Ten states--Alabama, Arkansas, California, Florida, Georgia, Louisiana, Mississippi, Nevada, Tennessee and Texas--were allowed to apply for extensions up to Jan. 7. On Friday, as the legal challenge was being argued, FEMA announced it would also extend up to Jan. 7, on a case-by-case basis, people in an estimated 2,400 rooms elsewhere.

Neither Godnick nor FEMA spokeswoman Nicol Andrews knew how many of the estimated 125,000 people in hotel rooms have FEMA applications pending. At a hearing Friday, FEMA said 84,470 cases are undecided, and that it could not process them by Jan. 7, Duval said.

Duval noted that one pregnant hotel occupant, Lenora Brantley, said she received a letter dated Dec. 2 telling her she could stay in her hotel room until Jan. 7, then one dated Dec. 5 telling her she would have to leave by Dec. 15.

"It is unimaginable what anxiety and misery these erratic and bizarre vacillations by FEMA have caused these victims, all of whom, for at least one point in time, had the very real fear of being without shelter for Christmas," Duval wrote.

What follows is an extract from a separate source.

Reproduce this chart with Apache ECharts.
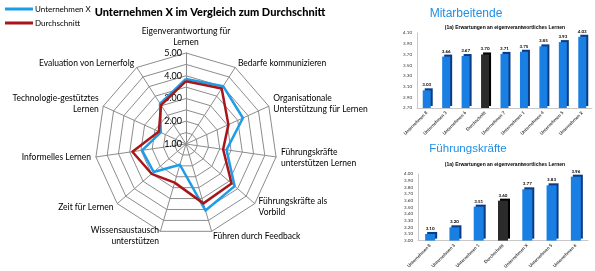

Duval also wrote that FEMA erred when it told some applicants they could not receive aid unless they applied for a Small Business Administration loan.

In two cases, Duval added, FEMA reversed policies challenged by the lawsuit -- ones that automatically denied aid to people who shared an address before the storm and to people who spent an initial three-month, $2,358 stipend on needs other than rent--without broadly notifying the public of the changes.

In each case, Duval pressed FEMA to notify applicants and warned that he would consider imposing deadlines if the agency failed to act.

Lawyers for the U.S. government argued that "citizens have come to think of every problem in the United States as a federal problem and that the federal government is responsible for them," Duval wrote. But, he added, "certainly in this instance, by law and mandate, the federal government is responsible."